The Ukraine conflict offers no hope of Western victory and expansion, just like Afghanistan, Iraq and Syria. Revelling in Russian soldiers dying, which has been the case anyway for local Russian civilians in the Donbass since 2014, won’t change the connection of these people to a land they long possessed and have the ability to at least control a great deal of. For us to think killing Russians is the answer to the West's problem here is nothing more than a manifestation of violent urges to compensate for the Western flight from Afghanistan, and no more than a continuation of killing the Taliban, which turned out to be pointless. In the end, the land will always be possessed by the people who live and die on that land, and not by those who want to brag about how many people they killed there, which is all the US does in every conflict it loses.

Conflict with Russia exposes countries to potential famine, as Biden blamed food shortages on Russia. Western countries are not immune to this problem, and the West could be swamped with the emaciated fleeing migrants from other countries. Given that global warming can affect crop yields, we could end up facing famines in our own countries, the UK and US, if the war lasts a long time and the Russians are willing to endure it for decades.

Notice the unelected parasites of US policy

For the first time in recent history, foreign policy issues seriously affect Americans, such that their welfare may depend on identifying and removing the long-term US foreign policy strategists guiding successive administrations into failed wars. Unfortunately, there is no clear means to achieve this. The revolving door between so-called "journalism" and foreign policy advisory roles exposes that the junta of undemocratic maggots stays in control, no matter what administration replaces the last, and these maggots never leave.

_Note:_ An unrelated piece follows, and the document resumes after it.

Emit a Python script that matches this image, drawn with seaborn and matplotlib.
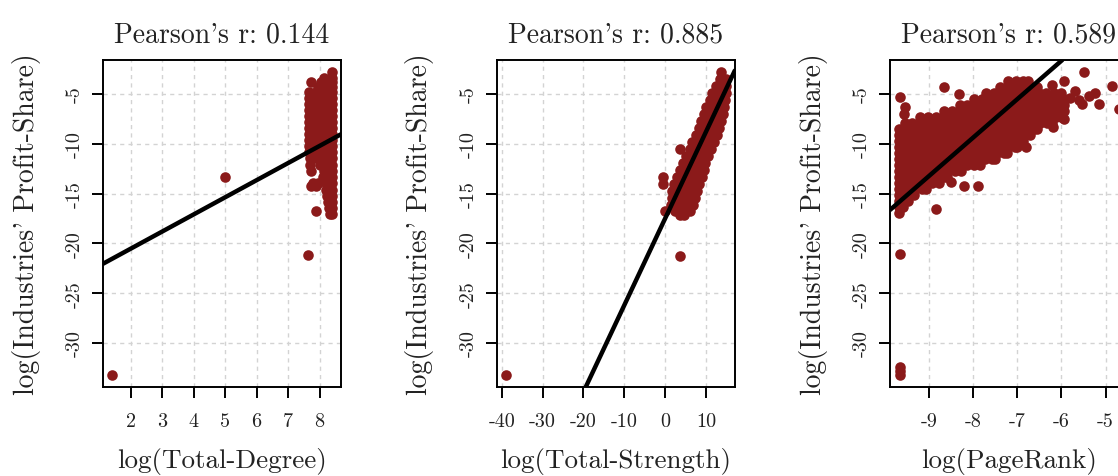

Look at Antony Blinken, Victoria Nuland, Jake Sullivan and Ned Price, as a few examples of varied importance. While sharing the same murderous neoconservative glare, responsible for thousands of deaths in failed wars in the Middle East, each such person has never stood for election, instead cowering from the people and worming their way around them, and yet still shaping policy and laying out the only options available to the administration. The American people will need special tweezers or an iron fist to remove these unelected parasites, or their ideas will be responsible for creating unmanageable costs for citizens.